[Given task] Using the listing below, please print exactly the lines from the one with "Clone this chart in Apache ECharts." through the one with "const lastPrice = 33322.5;". Leave out every picture.
-- begin Exercise input --
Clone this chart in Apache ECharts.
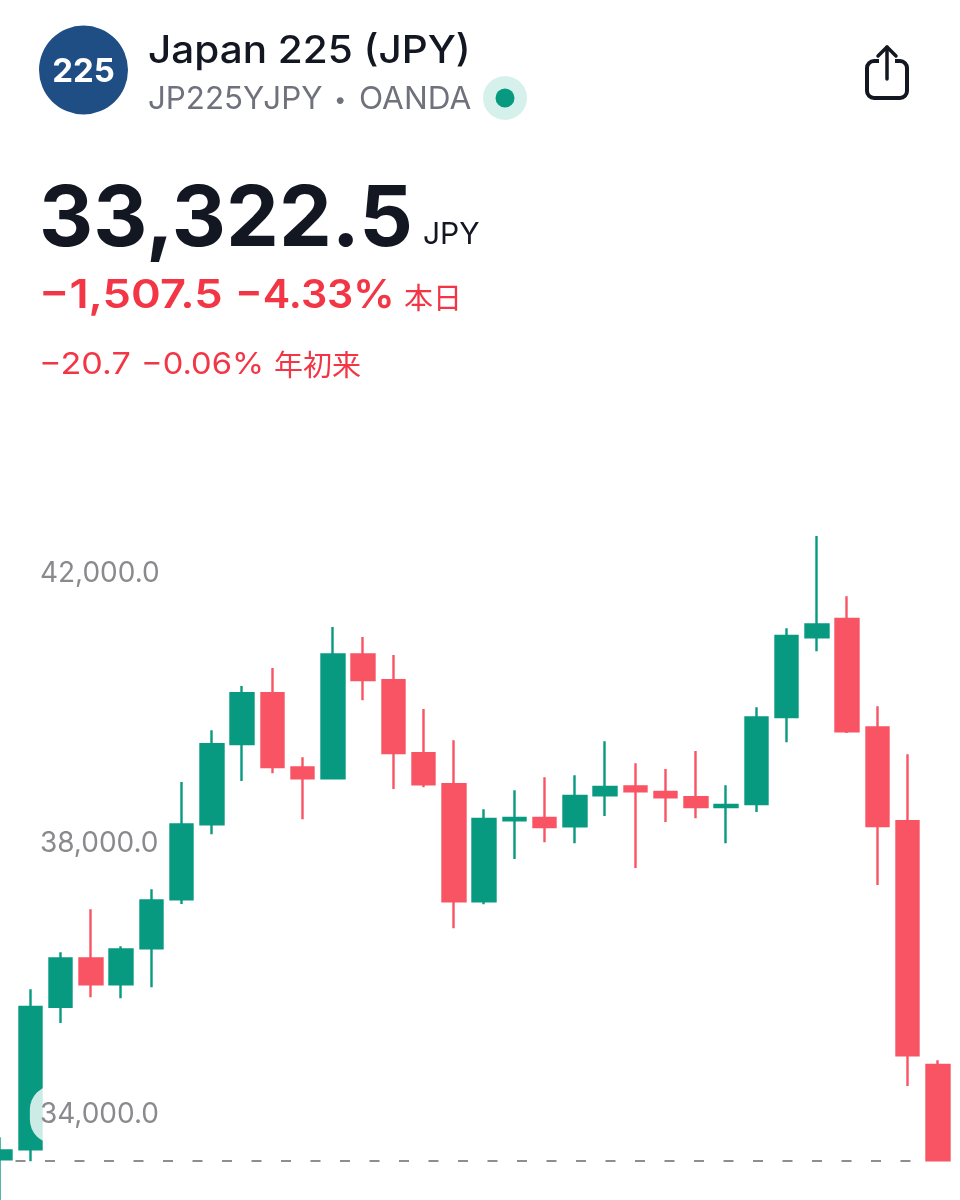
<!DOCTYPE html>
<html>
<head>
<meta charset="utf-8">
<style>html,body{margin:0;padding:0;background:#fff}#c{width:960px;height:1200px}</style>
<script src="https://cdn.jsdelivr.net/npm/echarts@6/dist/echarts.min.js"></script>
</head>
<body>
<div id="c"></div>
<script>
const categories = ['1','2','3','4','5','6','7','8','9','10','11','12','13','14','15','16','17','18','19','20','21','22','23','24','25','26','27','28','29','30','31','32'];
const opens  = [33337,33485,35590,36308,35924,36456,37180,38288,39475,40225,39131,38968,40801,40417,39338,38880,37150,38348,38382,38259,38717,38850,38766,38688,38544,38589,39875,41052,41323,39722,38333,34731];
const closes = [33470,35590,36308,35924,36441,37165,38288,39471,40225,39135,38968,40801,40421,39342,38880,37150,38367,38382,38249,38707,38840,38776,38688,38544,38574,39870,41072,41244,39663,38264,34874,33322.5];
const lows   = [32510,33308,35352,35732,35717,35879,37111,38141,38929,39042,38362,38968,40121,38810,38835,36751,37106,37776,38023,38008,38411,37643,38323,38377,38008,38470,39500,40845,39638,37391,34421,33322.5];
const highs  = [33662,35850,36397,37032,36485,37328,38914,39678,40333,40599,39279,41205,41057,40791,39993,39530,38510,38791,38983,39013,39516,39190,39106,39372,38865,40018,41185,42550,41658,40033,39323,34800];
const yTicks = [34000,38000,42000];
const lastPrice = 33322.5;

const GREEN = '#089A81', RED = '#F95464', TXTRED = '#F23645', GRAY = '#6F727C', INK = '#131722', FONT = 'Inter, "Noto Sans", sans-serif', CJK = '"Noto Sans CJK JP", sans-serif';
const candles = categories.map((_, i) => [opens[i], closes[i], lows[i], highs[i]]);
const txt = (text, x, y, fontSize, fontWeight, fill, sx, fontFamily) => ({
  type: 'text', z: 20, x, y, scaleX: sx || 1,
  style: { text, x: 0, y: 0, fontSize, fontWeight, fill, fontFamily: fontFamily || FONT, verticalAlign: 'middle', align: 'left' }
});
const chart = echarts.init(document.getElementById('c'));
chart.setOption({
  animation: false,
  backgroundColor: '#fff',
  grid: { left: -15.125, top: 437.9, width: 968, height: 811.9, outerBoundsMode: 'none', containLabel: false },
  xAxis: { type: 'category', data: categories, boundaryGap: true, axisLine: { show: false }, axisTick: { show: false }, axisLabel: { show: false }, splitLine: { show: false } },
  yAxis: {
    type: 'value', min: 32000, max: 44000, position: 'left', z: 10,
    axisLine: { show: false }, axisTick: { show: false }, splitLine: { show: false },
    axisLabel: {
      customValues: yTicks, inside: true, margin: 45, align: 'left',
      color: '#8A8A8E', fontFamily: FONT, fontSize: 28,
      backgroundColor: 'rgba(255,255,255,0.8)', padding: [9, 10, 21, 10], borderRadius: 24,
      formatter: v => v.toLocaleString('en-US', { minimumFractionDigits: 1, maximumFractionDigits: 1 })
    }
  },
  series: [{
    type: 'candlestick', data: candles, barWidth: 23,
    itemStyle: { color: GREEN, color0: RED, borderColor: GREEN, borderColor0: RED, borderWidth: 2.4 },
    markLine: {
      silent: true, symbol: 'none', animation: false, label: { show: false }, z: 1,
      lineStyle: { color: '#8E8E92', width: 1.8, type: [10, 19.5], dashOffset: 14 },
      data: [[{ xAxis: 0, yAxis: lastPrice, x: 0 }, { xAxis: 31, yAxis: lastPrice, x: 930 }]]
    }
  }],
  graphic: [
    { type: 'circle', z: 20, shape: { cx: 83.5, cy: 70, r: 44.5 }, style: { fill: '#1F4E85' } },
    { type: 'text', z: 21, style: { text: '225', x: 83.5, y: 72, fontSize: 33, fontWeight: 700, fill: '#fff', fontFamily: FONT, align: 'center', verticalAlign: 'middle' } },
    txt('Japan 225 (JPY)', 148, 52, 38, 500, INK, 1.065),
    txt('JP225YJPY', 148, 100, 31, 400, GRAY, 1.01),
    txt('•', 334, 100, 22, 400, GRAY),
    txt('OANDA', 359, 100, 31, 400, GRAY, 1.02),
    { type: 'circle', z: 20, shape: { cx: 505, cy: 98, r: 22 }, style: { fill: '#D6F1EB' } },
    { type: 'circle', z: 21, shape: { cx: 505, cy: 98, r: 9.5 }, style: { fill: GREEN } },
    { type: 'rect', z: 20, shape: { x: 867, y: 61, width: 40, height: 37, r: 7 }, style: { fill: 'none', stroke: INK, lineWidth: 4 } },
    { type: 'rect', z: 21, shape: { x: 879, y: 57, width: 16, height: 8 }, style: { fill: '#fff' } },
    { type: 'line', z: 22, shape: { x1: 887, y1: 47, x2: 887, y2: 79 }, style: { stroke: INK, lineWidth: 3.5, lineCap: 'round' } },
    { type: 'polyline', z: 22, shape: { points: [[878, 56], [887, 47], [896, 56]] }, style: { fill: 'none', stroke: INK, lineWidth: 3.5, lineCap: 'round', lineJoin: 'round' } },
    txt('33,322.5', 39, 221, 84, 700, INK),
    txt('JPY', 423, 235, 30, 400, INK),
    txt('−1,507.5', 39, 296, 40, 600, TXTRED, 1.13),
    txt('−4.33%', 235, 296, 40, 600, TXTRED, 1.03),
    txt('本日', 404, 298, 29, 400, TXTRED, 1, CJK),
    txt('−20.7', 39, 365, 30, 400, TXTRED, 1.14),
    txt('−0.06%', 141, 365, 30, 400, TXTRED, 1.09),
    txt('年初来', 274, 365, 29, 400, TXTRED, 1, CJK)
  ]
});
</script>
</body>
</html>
-- end Exercise input --
-- begin Exercise input --
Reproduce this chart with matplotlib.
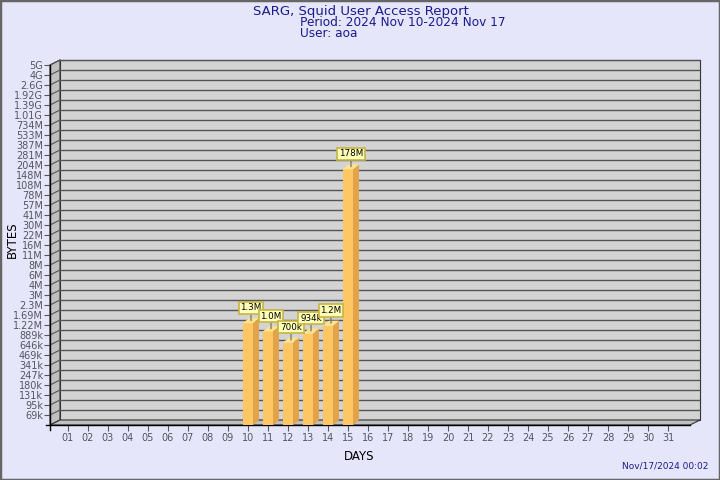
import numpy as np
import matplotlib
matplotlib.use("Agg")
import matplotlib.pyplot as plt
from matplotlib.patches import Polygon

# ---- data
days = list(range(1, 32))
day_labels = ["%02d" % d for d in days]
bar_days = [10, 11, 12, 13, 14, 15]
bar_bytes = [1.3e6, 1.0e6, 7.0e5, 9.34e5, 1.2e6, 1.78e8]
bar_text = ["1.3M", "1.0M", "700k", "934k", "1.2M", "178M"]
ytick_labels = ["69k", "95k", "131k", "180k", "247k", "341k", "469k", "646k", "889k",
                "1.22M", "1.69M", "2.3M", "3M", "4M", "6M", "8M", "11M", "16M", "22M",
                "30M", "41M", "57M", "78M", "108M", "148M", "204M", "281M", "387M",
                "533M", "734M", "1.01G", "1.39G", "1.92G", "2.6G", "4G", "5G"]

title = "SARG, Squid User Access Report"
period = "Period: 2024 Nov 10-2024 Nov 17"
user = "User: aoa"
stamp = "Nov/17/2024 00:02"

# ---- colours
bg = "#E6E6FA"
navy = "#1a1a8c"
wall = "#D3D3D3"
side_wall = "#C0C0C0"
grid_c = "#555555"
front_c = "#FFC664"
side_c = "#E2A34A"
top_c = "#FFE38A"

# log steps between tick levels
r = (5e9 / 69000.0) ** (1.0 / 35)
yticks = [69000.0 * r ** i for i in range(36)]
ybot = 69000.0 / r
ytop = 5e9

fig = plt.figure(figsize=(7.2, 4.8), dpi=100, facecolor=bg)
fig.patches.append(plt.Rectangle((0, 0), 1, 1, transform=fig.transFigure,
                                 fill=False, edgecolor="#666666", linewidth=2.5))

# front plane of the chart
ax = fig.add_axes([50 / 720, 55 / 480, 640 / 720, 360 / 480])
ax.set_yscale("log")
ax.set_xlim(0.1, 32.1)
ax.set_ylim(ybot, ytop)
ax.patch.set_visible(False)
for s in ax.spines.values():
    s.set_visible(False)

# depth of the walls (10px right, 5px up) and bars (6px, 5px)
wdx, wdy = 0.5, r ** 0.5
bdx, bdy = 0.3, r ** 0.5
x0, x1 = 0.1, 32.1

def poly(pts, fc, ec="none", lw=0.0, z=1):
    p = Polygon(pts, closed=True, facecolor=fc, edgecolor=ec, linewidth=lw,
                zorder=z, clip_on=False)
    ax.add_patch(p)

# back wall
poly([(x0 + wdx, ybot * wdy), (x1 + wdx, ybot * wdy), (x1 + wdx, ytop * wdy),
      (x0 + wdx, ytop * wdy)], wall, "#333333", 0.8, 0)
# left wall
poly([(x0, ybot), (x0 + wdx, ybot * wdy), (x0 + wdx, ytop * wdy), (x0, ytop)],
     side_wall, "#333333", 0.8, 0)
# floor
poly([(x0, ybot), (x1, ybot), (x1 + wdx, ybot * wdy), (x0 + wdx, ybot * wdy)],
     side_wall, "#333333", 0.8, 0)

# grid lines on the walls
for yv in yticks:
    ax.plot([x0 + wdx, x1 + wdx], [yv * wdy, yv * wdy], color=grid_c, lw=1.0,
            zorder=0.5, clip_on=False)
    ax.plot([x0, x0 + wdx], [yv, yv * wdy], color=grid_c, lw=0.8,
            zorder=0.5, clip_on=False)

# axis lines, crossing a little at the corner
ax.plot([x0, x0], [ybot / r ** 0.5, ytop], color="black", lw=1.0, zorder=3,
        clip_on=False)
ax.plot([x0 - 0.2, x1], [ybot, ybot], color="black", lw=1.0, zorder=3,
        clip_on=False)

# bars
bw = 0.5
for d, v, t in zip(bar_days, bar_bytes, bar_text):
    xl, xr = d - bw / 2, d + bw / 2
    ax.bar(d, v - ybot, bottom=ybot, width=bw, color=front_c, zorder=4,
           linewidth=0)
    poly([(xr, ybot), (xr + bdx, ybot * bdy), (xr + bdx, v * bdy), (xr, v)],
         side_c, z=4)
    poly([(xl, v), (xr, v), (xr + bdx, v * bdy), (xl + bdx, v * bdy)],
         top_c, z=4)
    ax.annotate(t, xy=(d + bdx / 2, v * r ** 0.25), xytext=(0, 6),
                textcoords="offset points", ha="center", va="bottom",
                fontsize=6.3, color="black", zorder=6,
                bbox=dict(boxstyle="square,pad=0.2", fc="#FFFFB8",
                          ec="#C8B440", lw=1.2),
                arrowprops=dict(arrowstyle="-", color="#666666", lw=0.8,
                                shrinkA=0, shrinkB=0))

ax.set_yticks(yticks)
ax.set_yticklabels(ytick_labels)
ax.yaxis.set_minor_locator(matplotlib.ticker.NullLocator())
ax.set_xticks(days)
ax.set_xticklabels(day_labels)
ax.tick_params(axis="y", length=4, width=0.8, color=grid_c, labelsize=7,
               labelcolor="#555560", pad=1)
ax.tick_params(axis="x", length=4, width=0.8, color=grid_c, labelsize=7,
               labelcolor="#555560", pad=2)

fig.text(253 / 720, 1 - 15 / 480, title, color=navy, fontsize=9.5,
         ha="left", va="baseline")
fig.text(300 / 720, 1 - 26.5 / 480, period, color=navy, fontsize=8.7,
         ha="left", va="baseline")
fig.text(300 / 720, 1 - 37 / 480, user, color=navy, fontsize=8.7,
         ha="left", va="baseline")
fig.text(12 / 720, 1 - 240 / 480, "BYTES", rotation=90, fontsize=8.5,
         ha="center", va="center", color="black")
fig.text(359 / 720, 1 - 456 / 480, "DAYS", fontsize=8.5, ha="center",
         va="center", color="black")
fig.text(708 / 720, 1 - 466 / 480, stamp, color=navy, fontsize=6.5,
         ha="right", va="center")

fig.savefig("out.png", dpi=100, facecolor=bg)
-- end Exercise input --
[Answer in full]
Clone this chart in Apache ECharts.
<!DOCTYPE html>
<html>
<head>
<meta charset="utf-8">
<style>html,body{margin:0;padding:0;background:#fff}#c{width:960px;height:1200px}</style>
<script src="https://cdn.jsdelivr.net/npm/echarts@6/dist/echarts.min.js"></script>
</head>
<body>
<div id="c"></div>
<script>
const categories = ['1','2','3','4','5','6','7','8','9','10','11','12','13','14','15','16','17','18','19','20','21','22','23','24','25','26','27','28','29','30','31','32'];
const opens  = [33337,33485,35590,36308,35924,36456,37180,38288,39475,40225,39131,38968,40801,40417,39338,38880,37150,38348,38382,38259,38717,38850,38766,38688,38544,38589,39875,41052,41323,39722,38333,34731];
const closes = [33470,35590,36308,35924,36441,37165,38288,39471,40225,39135,38968,40801,40421,39342,38880,37150,38367,38382,38249,38707,38840,38776,38688,38544,38574,39870,41072,41244,39663,38264,34874,33322.5];
const lows   = [32510,33308,35352,35732,35717,35879,37111,38141,38929,39042,38362,38968,40121,38810,38835,36751,37106,37776,38023,38008,38411,37643,38323,38377,38008,38470,39500,40845,39638,37391,34421,33322.5];
const highs  = [33662,35850,36397,37032,36485,37328,38914,39678,40333,40599,39279,41205,41057,40791,39993,39530,38510,38791,38983,39013,39516,39190,39106,39372,38865,40018,41185,42550,41658,40033,39323,34800];
const yTicks = [34000,38000,42000];
const lastPrice = 33322.5;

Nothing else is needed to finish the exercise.